Hence $$b=\sqrt {2}$$. From (21) this implies\begin {equation} S_{-}|2\rangle =\sqrt {2}|3\rangle \tag {22} \end {equation} And ﬁnally using $$|3\rangle$$ in (12) results in\begin {align*} S_{z}S_{-}|3\rangle & =\left ( S_{-}S_{z}-S_{-}\right ) |3\rangle \\ & =S_{-}S_{z}|3\rangle -S_{-}|3\rangle \end {align*}

But $$S_{z}|3\rangle =-|3\rangle$$ since the eigenvalue is $$-1$$ associated with $$|3\rangle$$ eigenvector. The above now becomes$S_{z}S_{-}|3\rangle =-2S_{-}|3\rangle$ The above shows that $$S_{-}|3\rangle$$ is eigenvector of $$S_{z}$$ associated with the eigenvalue $$-2$$ which is not compatible with experiments. This implies \begin {equation} S_{-}|3\rangle =0|1\rangle \tag {23} \end {equation} Now that $$S_{-}|1\rangle ,S_{-}|2\rangle ,S_{-}|3\rangle$$ are all known, we are ready to determine $$S_{-}$$. From (19,22,23)\begin {align*} S_{-}|1\rangle & =\sqrt {2}|2\rangle \\ S_{-}|2\rangle & =\sqrt {2}|3\rangle \\ S_{-}|3\rangle & =0|1\rangle \end {align*}

Therefore\begin {align*} S_{-} & =\begin {bmatrix} \langle 1|S_{-}|1\rangle & \langle 1|S_{-}|2\rangle & \langle 1|S_{-}|3\rangle \\ \langle 2|S_{-}|1\rangle & \langle 2|S_{-}|2\rangle & \langle 2|S_{-}|3\rangle \\ \langle 3|S_{-}|1\rangle & \langle 3|S_{-}|2\rangle & \langle 3|S_{-}|3\rangle \end {bmatrix} \\ & =\begin {bmatrix} \langle 1|\sqrt {2}|2\rangle & \langle 1|\sqrt {2}|3\rangle & \langle 1|0|1\rangle \\ \langle 2|\sqrt {2}|2\rangle & \langle 2|\sqrt {2}|3\rangle & \langle 2|0|1\rangle \\ \langle 3|\sqrt {2}|2\rangle & \langle 3|\sqrt {2}|3\rangle & \langle 3|0|1\rangle \end {bmatrix} \\ & =\sqrt {2}\begin {bmatrix} 0 & 0 & 0\\ 1 & 0 & 0\\ 0 & 1 & 0 \end {bmatrix} \end {align*}

Therefore\begin {equation} S_{-}=\begin {bmatrix} 0 & 0 & 0\\ \sqrt {2} & 0 & 0\\ 0 & \sqrt {2} & 0 \end {bmatrix} \tag {24} \end {equation} Now that $$S_{+},S_{-}$$ are known, $$S_{x},S_{y}$$ can be found.
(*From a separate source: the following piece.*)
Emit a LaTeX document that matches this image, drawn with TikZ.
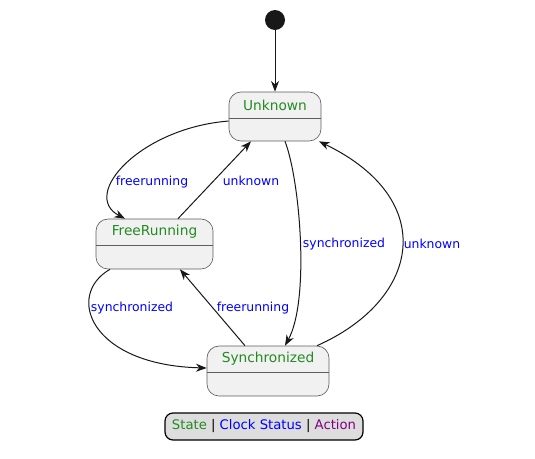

Using\begin {align} S_{-} & =S_{x}-iS_{y}\tag {25}\\ S_{+} & =S_{x}+iS_{y}\tag {26} \end {align}

Adding the above two equations gives, and using (11,24)\begin {align*} S_{-}+S_{+} & =2S_{x}\\\begin {bmatrix} 0 & 0 & 0\\ \sqrt {2} & 0 & 0\\ 0 & \sqrt {2} & 0 \end {bmatrix} +\begin {bmatrix} 0 & \sqrt {2} & 0\\ 0 & 0 & \sqrt {2}\\ 0 & 0 & 0 \end {bmatrix} & =2S_{x}\\ S_{x} & =\frac {1}{2}\begin {bmatrix} 0 & \sqrt {2} & 0\\ \sqrt {2} & 0 & \sqrt {2}\\ 0 & \sqrt {2} & 0 \end {bmatrix} \\ & =\frac {\sqrt {2}}{2}\begin {bmatrix} 0 & 1 & 0\\ 1 & 0 & 1\\ 0 & 1 & 0 \end {bmatrix} \end {align*}

Hence\begin {equation} S_{x}=\frac {1}{\sqrt {2}}\begin {bmatrix} 0 & 1 & 0\\ 1 & 0 & 1\\ 0 & 1 & 0 \end {bmatrix} \tag {27} \end {equation} And subtracting (25,26) gives\begin {align*} S_{-}-S_{x} & =-2iS_{y}\\\begin {bmatrix} 0 & 0 & 0\\ \sqrt {2} & 0 & 0\\ 0 & \sqrt {2} & 0 \end {bmatrix} -\begin {bmatrix} 0 & \sqrt {2} & 0\\ 0 & 0 & \sqrt {2}\\ 0 & 0 & 0 \end {bmatrix} & =-2iS_{y}\\\begin {bmatrix} 0 & -\sqrt {2} & 0\\ \sqrt {2} & 0 & -\sqrt {2}\\ 0 & \sqrt {2} & 0 \end {bmatrix} & =-2iS_{y}\\ S_{y} & =\frac {-1}{2i}\begin {bmatrix} 0 & -\sqrt {2} & 0\\ \sqrt {2} & 0 & -\sqrt {2}\\ 0 & \sqrt {2} & 0 \end {bmatrix} \\ & =\frac {i}{2}\begin {bmatrix} 0 & -\sqrt {2} & 0\\ \sqrt {2} & 0 & -\sqrt {2}\\ 0 & \sqrt {2} & 0 \end {bmatrix} \\ & =\frac {\sqrt {2}}{2}\begin {bmatrix} 0 & -i & 0\\ i & 0 & -i\\ 0 & i & 0 \end {bmatrix} \end {align*}

Hence \begin {equation} S_{y}=\frac {1}{\sqrt {2}}\begin {bmatrix} 0 & -i & 0\\ i & 0 & -i\\ 0 & i & 0 \end {bmatrix} \tag {28} \end {equation} This completes the solution. We have found $$S_{x},S_{y}$$, starting from just knowing the eigenvalues of $$S_{z}$$.